UBS’s Abigail Watt said consumer spending should remain somewhat stronger in Q2, but the outlook hinges on the offset between higher gasoline prices and the boost from tax refunds. The commentary is a modestly constructive read on near-term demand, though the balance of factors remains uncertain. No specific data points or policy changes were reported.

Analysis

The market is still underestimating how uneven the next leg of consumer demand is likely to be: this is less a clean “all-clear” for spending and more a tug-of-war between lower-income discretionary elasticity and a temporary cash-flow boost from refunds. If gasoline stays elevated, the hit is not just at the pump — it compresses spend on categories with the highest impulse content first, which tends to show up in retail traffic, apparel conversion, and small-ticket e-commerce before it is visible in aggregate data. That means the winners are likely to be firms with stronger mix toward essentials or higher-income consumers, while value-oriented discretionary names face a delayed but very real margin/volume squeeze. The second-order effect to watch is inventory discipline.
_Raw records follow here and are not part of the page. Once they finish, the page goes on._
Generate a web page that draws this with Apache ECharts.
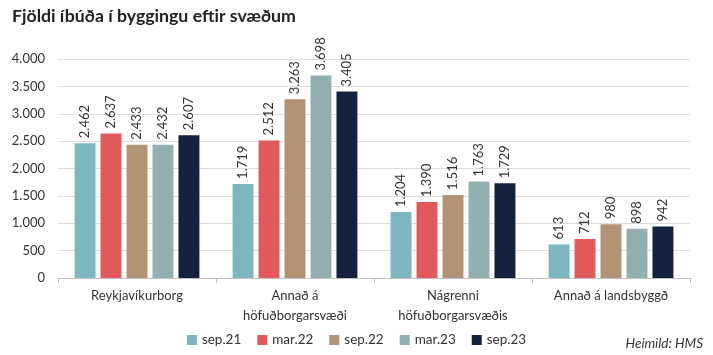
<!DOCTYPE html>
<html><head><meta charset="utf-8">
<script src="https://cdn.jsdelivr.net/npm/echarts@6/dist/echarts.min.js"></script>
<style>html,body{margin:0;padding:0;background:#fff}#c{width:713px;height:355px}</style>
</head><body><div id="c"></div>
<script>
const categories = ['Reykjavíkurborg', 'Annað á\nhöfuðborgarsvæði', 'Nágrenni\nhöfuðborgarsvæðis', 'Annað á landsbyggð'];
const seriesNames = ['sep.21', 'mar.22', 'sep.22', 'mar.23', 'sep.23'];
const sep21 = [2462, 1719, 1204, 613];
const mar22 = [2637, 2512, 1390, 712];
const sep22 = [2433, 3263, 1516, 980];
const mar23 = [2432, 3698, 1763, 898];
const sep23 = [2607, 3405, 1729, 942];
const seriesData = [sep21, mar22, sep22, mar23, sep23];
const colors = ['#7fb7c1', '#e05a5b', '#b39375', '#94afb1', '#14223f'];
const fmt = v => String(v).replace(/\B(?=(\d{3})+(?!\d))/g, '.');
const FONT = 'Lato';
const chart = echarts.init(document.getElementById('c'), null, {renderer: 'canvas'});
chart.setOption({
  animation: false,
  color: colors,
  textStyle: {fontFamily: FONT},
  title: [{
    text: 'Fjöldi íbúða í byggingu eftir svæðum',
    left: 7, top: 2,
    textStyle: {fontFamily: FONT, fontSize: 17.7, fontWeight: 'bold', color: '#222'}
  }, {
    text: 'Heimild: HMS',
    right: 5, top: 332,
    textStyle: {fontFamily: FONT, fontSize: 13.5, fontStyle: 'italic', fontWeight: 'normal', color: '#333'}
  }],
  legend: {
    data: seriesNames,
    bottom: 3, left: 'center',
    itemWidth: 10, itemHeight: 10, itemGap: 16,
    icon: 'rect',
    textStyle: {fontFamily: FONT, fontSize: 13.5, color: '#333'}
  },
  grid: {left: 58, right: 23, top: 59, bottom: 77},
  xAxis: {
    type: 'category',
    data: categories,
    axisLine: {lineStyle: {color: '#bfbfbf'}},
    axisTick: {show: true, alignWithLabel: false, length: 5, lineStyle: {color: '#bfbfbf'}},
    axisLabel: {fontFamily: FONT, fontSize: 13, color: '#333', lineHeight: 20, margin: 8}
  },
  yAxis: {
    type: 'value', min: 0, max: 4000, interval: 500,
    axisLine: {show: false}, axisTick: {show: false},
    splitLine: {lineStyle: {color: '#dcdcdc'}},
    axisLabel: {fontFamily: FONT, fontSize: 13, color: '#333', margin: 13, formatter: v => fmt(v)}
  },
  series: seriesNames.map((n, i) => ({
    name: n, type: 'bar',
    data: seriesData[i],
    barGap: '24%', barCategoryGap: '21%',
    label: {
      show: true, position: 'top', rotate: 90, align: 'left', verticalAlign: 'middle',
      distance: 5, fontFamily: FONT, fontSize: 13, color: '#333',
      formatter: p => fmt(p.value)
    }
  }))
});
</script></body></html>
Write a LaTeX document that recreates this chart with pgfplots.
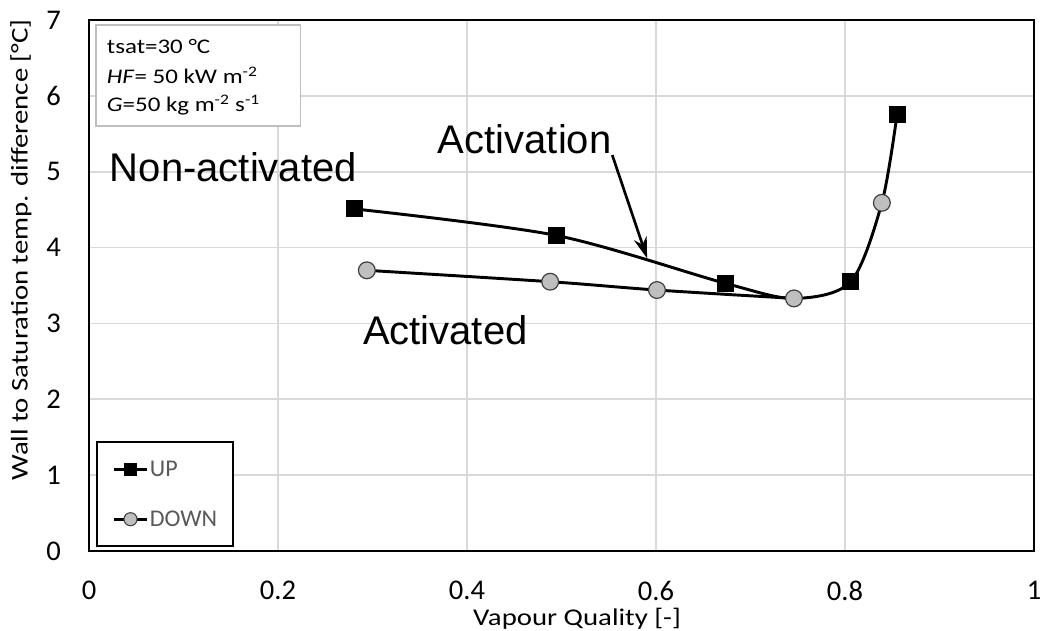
\documentclass[border=0pt]{standalone}
\usepackage{fontspec}
\setmainfont{Carlito}
\newfontfamily\stretchfont[FakeStretch=1.2]{Carlito}
\newfontfamily\arialfont{Liberation Sans}
\usepackage{pgfplots}
\pgfplotsset{compat=1.18}
\usetikzlibrary{arrows.meta}
\definecolor{gridgray}{HTML}{D9D9D9}
\definecolor{circfill}{HTML}{BFBFBF}
\definecolor{legtext}{HTML}{595959}
\definecolor{boxgray}{HTML}{BFBFBF}
\definecolor{circdraw}{HTML}{404040}

\pgfplotstableread{
x y
0.2805 4.51
0.4945 4.16
0.673 3.53
0.746 3.33
0.806 3.55
0.839 4.59
0.855 5.75
}\uplinedata
\pgfplotstableread{
x y
0.2805 4.51
0.4945 4.16
0.673 3.53
0.806 3.55
0.855 5.75
}\upmarkdata
\pgfplotstableread{
x y
0.294 3.70
0.488 3.55
0.601 3.44
0.746 3.33
}\downlinedata
\pgfplotstableread{
x y
0.294 3.70
0.488 3.55
0.601 3.44
0.746 3.33
0.839 4.59
}\downmarkdata

\begin{document}
\begin{tikzpicture}
\useasboundingbox (-66.75pt,-60pt) rectangle (714pt,413.25pt);
\begin{axis}[
  scale only axis, width=708.75pt, height=398.25pt,
  xmin=0, xmax=1, ymin=0, ymax=7,
  xtick={0,0.2,0.4,0.6,0.8,1}, ytick={0,1,2,3,4,5,6,7},
  grid=major, major grid style={draw=gridgray, line width=1.2pt},
  major tick length=0pt,
  axis line style={black, line width=1.2pt},
  /pgf/number format/assume math mode=true,
  tick label style={font=\fontsize{21.4}{24}\selectfont, inner sep=0pt, black},
  xticklabel style={yshift=-22.3pt},
  yticklabel style={xshift=-21pt},
  xlabel={Vapour Quality [-]},
  ylabel={Wall to Saturation temp. difference [°C]},
  label style={font=\stretchfont\fontsize{18}{20}\selectfont, inner sep=0pt},
  xlabel style={at={(axis description cs:0.5165,-0.1073)}, anchor=north},
  ylabel style={at={(axis description cs:-0.0836,0.567)}, anchor=north},
  legend image code/.code={
    \draw[#1,mark repeat=2,mark phase=2] plot coordinates {(0pt,0pt) (12.5pt,0pt) (25pt,0pt)};
  },
  legend cell align=left,
  legend style={at={(axis description cs:0.0074,0.0075)}, anchor=south west,
    draw=black, line width=1.2pt, fill=white,
    inner xsep=11.8pt, inner ysep=12.75pt, row sep=22.5pt,
    font=\fontsize{18}{20}\selectfont, text=legtext,
    nodes={inner sep=0pt, text height=13pt, text depth=2pt},
    /tikz/every odd column/.append style={column sep=1pt}},
]
% info box
\draw[boxgray, line width=1.2pt, fill=white] (axis cs:0.0074,5.602) rectangle (axis cs:0.2236,6.934);
\node[anchor=base west, inner sep=0pt, font=\stretchfont\fontsize{15.6}{18}\selectfont] at (axis cs:0.0187,6.561) {tsat=30 °C};
\node[anchor=base west, inner sep=0pt, font=\stretchfont\fontsize{15.6}{18}\selectfont] at (axis cs:0.0187,6.165) {\textit{HF}= 50 kW m\textsuperscript{-2}};
\node[anchor=base west, inner sep=0pt, font=\stretchfont\fontsize{15.6}{18}\selectfont] at (axis cs:0.0187,5.791) {\textit{G}=50 kg m\textsuperscript{-2} s\textsuperscript{-1}};

% lines
\addplot[black, line width=2.2pt, smooth, tension=0.5, no marks, forget plot] table {\uplinedata};
\addplot[black, line width=2.2pt, smooth, tension=0.5, no marks, forget plot] table {\downlinedata};
% marks
\addplot[only marks, mark=square*, mark size=6pt, mark options={fill=black, draw=black, line width=0.6pt}, forget plot] table {\upmarkdata};
\addplot[only marks, mark=*, mark size=6.3pt, mark options={fill=circfill, draw=circdraw, line width=0.9pt}, forget plot] table {\downmarkdata};

\addlegendimage{black, line width=2pt, mark=square*, mark size=4.5pt, mark options={fill=black, draw=black, line width=0.5pt}}
\addlegendentry{UP}
\addlegendimage{black, line width=2pt, mark=*, mark size=4.9pt, mark options={fill=circfill, draw=circdraw, line width=0.8pt}}
\addlegendentry{DOWN}

% annotations
\node[anchor=base west, inner sep=0pt, font=\arialfont\fontsize{30}{36}\selectfont] at (axis cs:0.0219,4.868) {Non-activated};
\node[anchor=base west, inner sep=0pt, font=\arialfont\fontsize{30}{36}\selectfont] at (axis cs:0.369,5.243) {Activation};
\node[anchor=base west, inner sep=0pt, font=\arialfont\fontsize{30}{36}\selectfont] at (axis cs:0.2897,2.716) {Activated};
\draw[line width=2pt, -{Stealth[length=16pt, width=10pt]}] (axis cs:0.5537,5.22) -- (axis cs:0.5906,3.858);
\end{axis}
\end{tikzpicture}
\end{document}
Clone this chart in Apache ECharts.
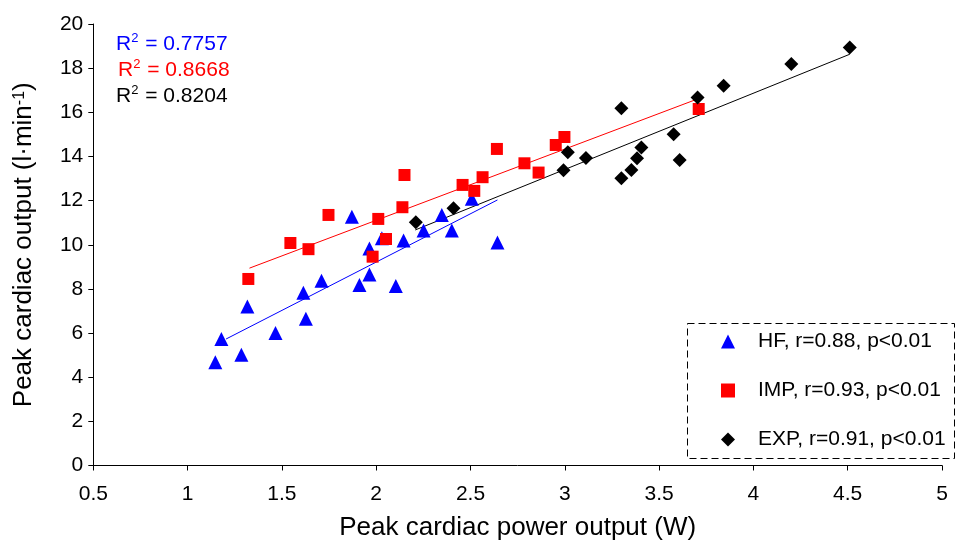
<!DOCTYPE html>
<html>
<head>
<meta charset="utf-8">
<script src="https://cdn.jsdelivr.net/npm/echarts@6/dist/echarts.min.js"></script>
<style>html,body{margin:0;padding:0;background:#fff}#c{width:955px;height:541px}</style>
</head>
<body>
<div id="c"></div>
<script>
// ---- data ----
var hfData = [[1.147,4.68],[1.179,5.73],[1.285,5.02],[1.317,7.20],[1.466,6.00],[1.614,7.82],[1.627,6.65],[1.710,8.37],[1.871,11.27],[1.911,8.18],[1.964,9.83],[1.964,8.65],[2.030,10.29],[2.104,8.13],[2.145,10.19],[2.251,10.64],[2.348,11.35],[2.401,10.64],[2.507,12.08],[2.643,10.10]];
var impData = [[1.322,8.45],[1.545,10.08],[1.641,9.80],[1.747,11.35],[1.981,9.46],[2.011,11.17],[2.052,10.26],[2.139,11.70],[2.150,13.16],[2.458,12.71],[2.520,12.44],[2.564,13.06],[2.640,14.34],[2.786,13.69],[2.861,13.27],[2.952,14.52],[2.998,14.88],[3.710,16.15]];
var expData = [[2.210,11.02],[2.410,11.65],[2.993,13.38],[3.016,14.19],[3.112,13.93],[3.300,16.18],[3.300,13.01],[3.353,13.39],[3.383,13.92],[3.406,14.40],[3.577,15.01],[3.609,13.84],[3.704,16.67],[3.842,17.20],[4.201,18.19],[4.511,18.93]];
var hfFit = [[1.204,5.73],[2.643,12.03]];
var impFit = [[1.328,8.94],[3.715,16.64]];
var expFit = [[2.207,10.67],[4.511,18.63]];
var seriesNames = ['HF, r=0.88, p<0.01','IMP, r=0.93, p<0.01','EXP, r=0.91, p<0.01'];
var r2Labels = ['0.7757','0.8668','0.8204'];
var xTitle = 'Peak cardiac power output (W)';
var yTitle = 'Peak cardiac output (l\u00b7min{s|-1})';

var FONT = '"Liberation Sans", Arial, sans-serif';
var chart = echarts.init(document.getElementById('c'), null, {renderer:'canvas'});

function r2Text(val, color, left, top){
  return {
    type:'text', left:left, top:top, z:10,
    style:{
      text:'{r|R}{s|2}{r| = ' + val + '}',
      fill:color,
      rich:{
        r:{fontSize:21, fontFamily:FONT, fill:color, lineHeight:24},
        s:{fontSize:13, fontFamily:FONT, fill:color, verticalAlign:'top', lineHeight:24, padding:[0,1,0,0]}
      }
    }
  };
}

chart.setOption({
  animation:false,
  backgroundColor:'#fff',
  grid:{left:93.3, right:13, top:24, bottom:75.5, containLabel:false, outerBoundsMode:'none'},
  xAxis:{
    type:'value', min:0.5, max:5, interval:0.5,
    name:xTitle, nameLocation:'middle', nameGap:49,
    nameTextStyle:{fontSize:26, fontFamily:FONT, color:'#000'},
    axisLine:{show:true, onZero:false, lineStyle:{color:'#000', width:1}},
    axisTick:{show:true, inside:false, length:5, lineStyle:{color:'#000'}},
    axisLabel:{fontSize:21, fontFamily:FONT, color:'#000', margin:18},
    splitLine:{show:false}
  },
  yAxis:{
    type:'value', min:0, max:20, interval:2,
    name:yTitle, nameLocation:'middle', nameGap:56,
    nameTextStyle:{fontSize:26, fontFamily:FONT, color:'#000',
      rich:{s:{fontSize:16, fontFamily:FONT, color:'#000', verticalAlign:'top'}}},
    axisLine:{show:true, onZero:false, lineStyle:{color:'#000', width:1}},
    axisTick:{show:true, inside:false, length:5, lineStyle:{color:'#000'}},
    axisLabel:{fontSize:21, fontFamily:FONT, color:'#000', margin:10},
    splitLine:{show:false}
  },
  legend:{
    data:seriesNames, orient:'vertical', left:716, top:326,
    itemWidth:14, itemHeight:14, itemGap:28,
    textStyle:{fontSize:21, fontFamily:FONT, color:'#000', padding:[0,0,0,18]}
  },
  graphic:[
    {type:'rect', shape:{x:687.5, y:323.5, width:267, height:135}, z:5,
     style:{fill:'none', stroke:'#000', lineWidth:1, lineDash:[7,4]}},
    r2Text(r2Labels[0], '#0000ff', 116, 32),
    r2Text(r2Labels[1], '#ff0000', 118, 58),
    r2Text(r2Labels[2], '#000000', 116, 84)
  ],
  series:[
    {name:'hfFit', type:'line', data:hfFit, symbol:'none', silent:true, z:1,
     lineStyle:{color:'#0000ff', width:1}},
    {name:'impFit', type:'line', data:impFit, symbol:'none', silent:true, z:1,
     lineStyle:{color:'#ff0000', width:1}},
    {name:'expFit', type:'line', data:expFit, symbol:'none', silent:true, z:1,
     lineStyle:{color:'#000000', width:1}},
    {name:seriesNames[0], type:'scatter', data:hfData, symbol:'triangle', symbolSize:14, z:3,
     itemStyle:{color:'#0000ff', opacity:1}},
    {name:seriesNames[1], type:'scatter', data:impData, symbol:'rect', symbolSize:12, z:3,
     itemStyle:{color:'#ff0000', opacity:1}},
    {name:seriesNames[2], type:'scatter', data:expData, symbol:'diamond', symbolSize:14, z:4,
     itemStyle:{color:'#000000', opacity:1}}
  ]
});
</script>
</body>
</html>
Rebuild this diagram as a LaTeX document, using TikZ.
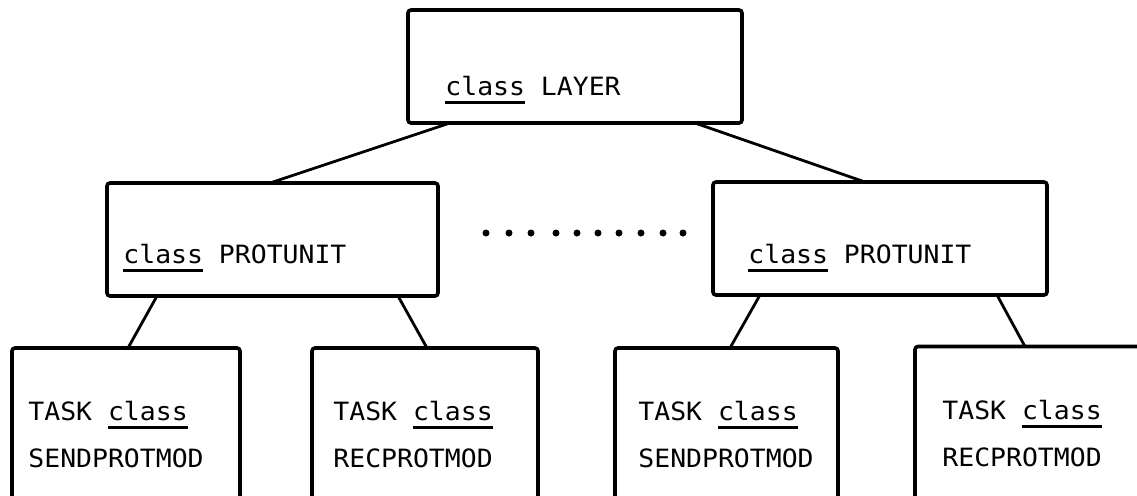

Retailers that leaned into spring re-stocking on the assumption of resilient demand could get caught with the wrong mix if refund-fueled spending is front-loaded and gas remains sticky into early summer. That creates a setup where gross margins can hold briefly, then deteriorate as promotions rise to clear excess inventory in the back half of the quarter. In contrast, companies with tighter replenishment cycles and more pricing power can preserve sell-through without heavy markdowns. The contrarian point is that the consensus may be too focused on headline consumer resilience and not enough on the composition of that resilience. Refunds can temporarily mask deterioration in underlying wage-to-discretionary purchasing power, so the true read-through is whether spending broadens beyond near-term relief categories over the next 4–8 weeks. If gasoline stabilizes or retreats, the consumer could re-accelerate quickly; if not, the slowdown will likely surface first in discretionary volume, then in retailer earnings revisions over the next 1–2 quarters.